*TASK STATEMENT*. Repeat the material exactly from its first line to the line that includes "0.091, 0.088, 0.084];". Skip pictures.

════════════════════

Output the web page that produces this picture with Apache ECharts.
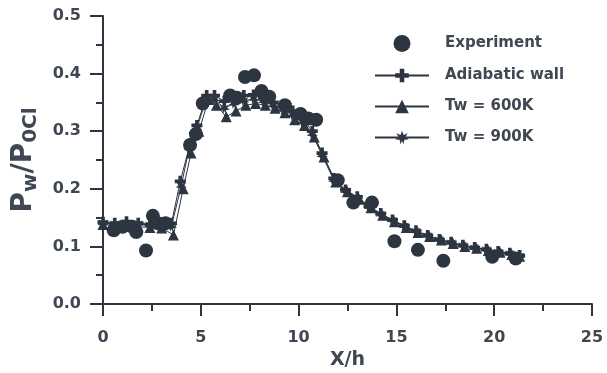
<!DOCTYPE html>
<html>
  <head>
    <meta charset="utf-8" />
    <title>Pw/P0Cl vs X/h</title>
    <script src="https://cdn.jsdelivr.net/npm/echarts@6.0.0/dist/echarts.min.js"></script>
  </head>
  <body style="margin: 0; background: #fff">
    <div id="main" style="width: 607px; height: 373px"></div>
    <script type="text/javascript">
      // experiment points [X/h, Pw/P0Cl]
      var expX = [0.55, 1.0, 1.5, 1.7, 2.2, 2.55, 2.8, 3.2, 4.45, 4.75, 5.1, 6.5, 6.85, 7.26, 7.72, 8.1, 8.5, 9.3, 10.1, 10.5, 10.9, 12.0, 12.8, 13.75, 14.9, 16.1, 17.4, 19.9, 21.1];
      var expY = [0.128, 0.134, 0.134, 0.125, 0.093, 0.153, 0.14, 0.14, 0.276, 0.295, 0.348, 0.362, 0.358, 0.394, 0.397, 0.37, 0.36, 0.345, 0.33, 0.322, 0.32, 0.215, 0.176, 0.176, 0.109, 0.094, 0.075, 0.082, 0.079];

      // adiabatic wall
      var adX = [0, 0.6, 1.2, 1.8, 2.4, 3.0, 3.5, 3.95, 4.45, 4.8, 5.3, 5.7, 6.2, 6.7, 7.2, 7.7, 8.2, 8.7, 9.2, 9.7, 10.2, 10.7, 11.2, 11.8, 12.4, 13.0, 13.6, 14.2, 14.8, 15.4, 16.0, 16.6, 17.2, 17.8, 18.4, 19.0, 19.6, 20.2, 20.8, 21.3];
      var adY = [0.142, 0.14, 0.143, 0.14, 0.138, 0.141, 0.14, 0.213, 0.278, 0.31, 0.362, 0.362, 0.352, 0.358, 0.362, 0.363, 0.358, 0.35, 0.343, 0.335, 0.322, 0.3, 0.262, 0.218, 0.198, 0.186, 0.17, 0.157, 0.146, 0.136, 0.127, 0.119, 0.112, 0.107, 0.102, 0.098, 0.095, 0.091, 0.088, 0.084];

      // Tw = 600K
      var t6X = [0, 0.6, 1.2, 1.8, 2.4, 3.0, 3.6, 4.1, 4.5, 4.9, 5.4, 5.8, 6.3, 6.8, 7.3, 7.8, 8.3, 8.8, 9.3, 9.8, 10.3, 10.8, 11.3, 11.9, 12.5, 13.1, 13.7, 14.3, 14.9, 15.5, 16.1, 16.7, 17.3, 17.9, 18.5, 19.1, 19.7, 20.3, 20.9, 21.3];
      var t6Y = [0.138, 0.136, 0.135, 0.134, 0.133, 0.132, 0.12, 0.2, 0.262, 0.3, 0.355, 0.345, 0.325, 0.335, 0.345, 0.348, 0.345, 0.34, 0.332, 0.32, 0.31, 0.29, 0.255, 0.212, 0.195, 0.182, 0.167, 0.154, 0.143, 0.133, 0.124, 0.117, 0.111, 0.105, 0.1, 0.097, 0.093, 0.09, 0.086, 0.083];

      // Tw = 900K
      var t9X = [0, 0.6, 1.2, 1.8, 2.4, 3.0, 3.5, 4.0, 4.4, 4.8, 5.3, 5.7, 6.2, 6.7, 7.2, 7.7, 8.2, 8.7, 9.2, 9.7, 10.2, 10.7, 11.2, 11.8, 12.4, 13.0, 13.6, 14.2, 14.8, 15.4, 16.0, 16.6, 17.2, 17.8, 18.4, 19.0, 19.6, 20.2, 20.8, 21.3];
      var t9Y = [0.14, 0.139, 0.14, 0.139, 0.137, 0.139, 0.135, 0.205, 0.27, 0.305, 0.358, 0.355, 0.34, 0.348, 0.353, 0.356, 0.352, 0.345, 0.337, 0.328, 0.316, 0.295, 0.258, 0.215, 0.196, 0.184, 0.168, 0.155, 0.145, 0.135, 0.126, 0.118, 0.111, 0.106, 0.101, 0.097, 0.094, 0.09, 0.087, 0.083];

      var xTicks = [0, 5, 10, 15, 20, 25];
      var yTicks = [0.0, 0.1, 0.2, 0.3, 0.4, 0.5];

      function pairs(xs, ys) {
        return xs.map((x, i) => [x, ys[i]]);
      }

      var ink = "#2c3540";
      var txt = "#3e4752";
      var font = "DejaVu Sans";
      var plus = "path://M-1,-3L1,-3L1,-1L3,-1L3,1L1,1L1,3L-1,3L-1,1L-3,1L-3,-1L-1,-1Z";
      var star = "path://M0,-4L0.9,-1.6L3.4,-2.6L2,-0.5L4,1L1.4,1.2L0.9,3.8L0,1.8L-0.9,3.8L-1.4,1.2L-4,1L-2,-0.5L-3.4,-2.6L-0.9,-1.6Z";

      var myChart = echarts.init(document.getElementById("main"));

      var option = {
        backgroundColor: "#ffffff",
        animation: false,
        grid: { left: 103, right: 15, top: 16, bottom: 69, outerBoundsMode: "none" },
        legend: {
          orient: "vertical",
          left: 369,
          top: 30,
          itemWidth: 54,
          itemHeight: 17,
          itemGap: 16,
          textStyle: { color: txt, fontSize: 15, fontWeight: "bold", fontFamily: font, padding: [0, 0, 0, 11] },
          data: ["Experiment", "Adiabatic wall", "Tw = 600K", "Tw = 900K"],
        },
        xAxis: {
          type: "value",
          min: 0,
          max: 25,
          interval: 5,
          name: "X/h",
          nameLocation: "middle",
          nameGap: 46,
          nameTextStyle: { color: txt, fontSize: 19, fontWeight: "bold", fontFamily: font },
          axisLine: { lineStyle: { color: ink, width: 2 } },
          axisTick: { length: 12, lineStyle: { color: ink, width: 2 } },
          minorTick: { show: true, splitNumber: 2, length: 7, lineStyle: { color: ink, width: 2 } },
          splitLine: { show: false },
          axisLabel: {
            color: txt,
            fontSize: 16,
            fontWeight: "bold",
            fontFamily: font,
            margin: 26,
            formatter: (v) => (xTicks.indexOf(v) >= 0 ? String(v) : ""),
          },
        },
        yAxis: {
          type: "value",
          min: 0,
          max: 0.5,
          interval: 0.1,
          name: "{a|P}{s|w}{a|/P}{s|0Cl}",
          nameLocation: "middle",
          nameGap: 62,
          nameRotate: 90,
          nameTextStyle: {
            rich: {
              a: { color: txt, fontSize: 28, fontWeight: "bold", fontFamily: font, verticalAlign: "top", lineHeight: 31 },
              s: { color: txt, fontSize: 20, fontWeight: "bold", fontFamily: font, verticalAlign: "bottom", lineHeight: 31, padding: [13, 0, 0, 0] },
            },
          },
          axisLine: { show: true, lineStyle: { color: ink, width: 2 } },
          axisTick: { show: true, length: 13, lineStyle: { color: ink, width: 2 } },
          minorTick: { show: true, splitNumber: 2, length: 7, lineStyle: { color: ink, width: 2 } },
          splitLine: { show: false },
          axisLabel: {
            color: txt,
            fontSize: 16,
            fontWeight: "bold",
            fontFamily: font,
            margin: 22,
            formatter: (v) => v.toFixed(1),
          },
        },
        series: [
          {
            name: "Experiment",
            type: "scatter",
            symbol: "circle",
            symbolSize: 14,
            itemStyle: { color: ink, opacity: 1 },
            data: pairs(expX, expY),
            z: 5,
          },
          {
            name: "Adiabatic wall",
            type: "line",
            symbol: plus,
            symbolSize: 11,
            showAllSymbol: true,
            lineStyle: { color: ink, width: 1 },
            itemStyle: { color: ink },
            data: pairs(adX, adY),
          },
          {
            name: "Tw = 600K",
            type: "line",
            symbol: "triangle",
            symbolSize: 11,
            showAllSymbol: true,
            lineStyle: { color: ink, width: 1 },
            itemStyle: { color: ink },
            data: pairs(t6X, t6Y),
          },
          {
            name: "Tw = 900K",
            type: "line",
            symbol: star,
            symbolSize: 11,
            showAllSymbol: true,
            lineStyle: { color: ink, width: 1 },
            itemStyle: { color: ink },
            data: pairs(t9X, t9Y),
          },
        ],
      };

      myChart.setOption(option);
    </script>
  </body>
</html>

════════════════════

*FULL SOLUTION*.
Output the web page that produces this picture with Apache ECharts.
<!DOCTYPE html>
<html>
  <head>
    <meta charset="utf-8" />
    <title>Pw/P0Cl vs X/h</title>
    <script src="https://cdn.jsdelivr.net/npm/echarts@6.0.0/dist/echarts.min.js"></script>
  </head>
  <body style="margin: 0; background: #fff">
    <div id="main" style="width: 607px; height: 373px"></div>
    <script type="text/javascript">
      // experiment points [X/h, Pw/P0Cl]
      var expX = [0.55, 1.0, 1.5, 1.7, 2.2, 2.55, 2.8, 3.2, 4.45, 4.75, 5.1, 6.5, 6.85, 7.26, 7.72, 8.1, 8.5, 9.3, 10.1, 10.5, 10.9, 12.0, 12.8, 13.75, 14.9, 16.1, 17.4, 19.9, 21.1];
      var expY = [0.128, 0.134, 0.134, 0.125, 0.093, 0.153, 0.14, 0.14, 0.276, 0.295, 0.348, 0.362, 0.358, 0.394, 0.397, 0.37, 0.36, 0.345, 0.33, 0.322, 0.32, 0.215, 0.176, 0.176, 0.109, 0.094, 0.075, 0.082, 0.079];

      // adiabatic wall
      var adX = [0, 0.6, 1.2, 1.8, 2.4, 3.0, 3.5, 3.95, 4.45, 4.8, 5.3, 5.7, 6.2, 6.7, 7.2, 7.7, 8.2, 8.7, 9.2, 9.7, 10.2, 10.7, 11.2, 11.8, 12.4, 13.0, 13.6, 14.2, 14.8, 15.4, 16.0, 16.6, 17.2, 17.8, 18.4, 19.0, 19.6, 20.2, 20.8, 21.3];
      var adY = [0.142, 0.14, 0.143, 0.14, 0.138, 0.141, 0.14, 0.213, 0.278, 0.31, 0.362, 0.362, 0.352, 0.358, 0.362, 0.363, 0.358, 0.35, 0.343, 0.335, 0.322, 0.3, 0.262, 0.218, 0.198, 0.186, 0.17, 0.157, 0.146, 0.136, 0.127, 0.119, 0.112, 0.107, 0.102, 0.098, 0.095, 0.091, 0.088, 0.084];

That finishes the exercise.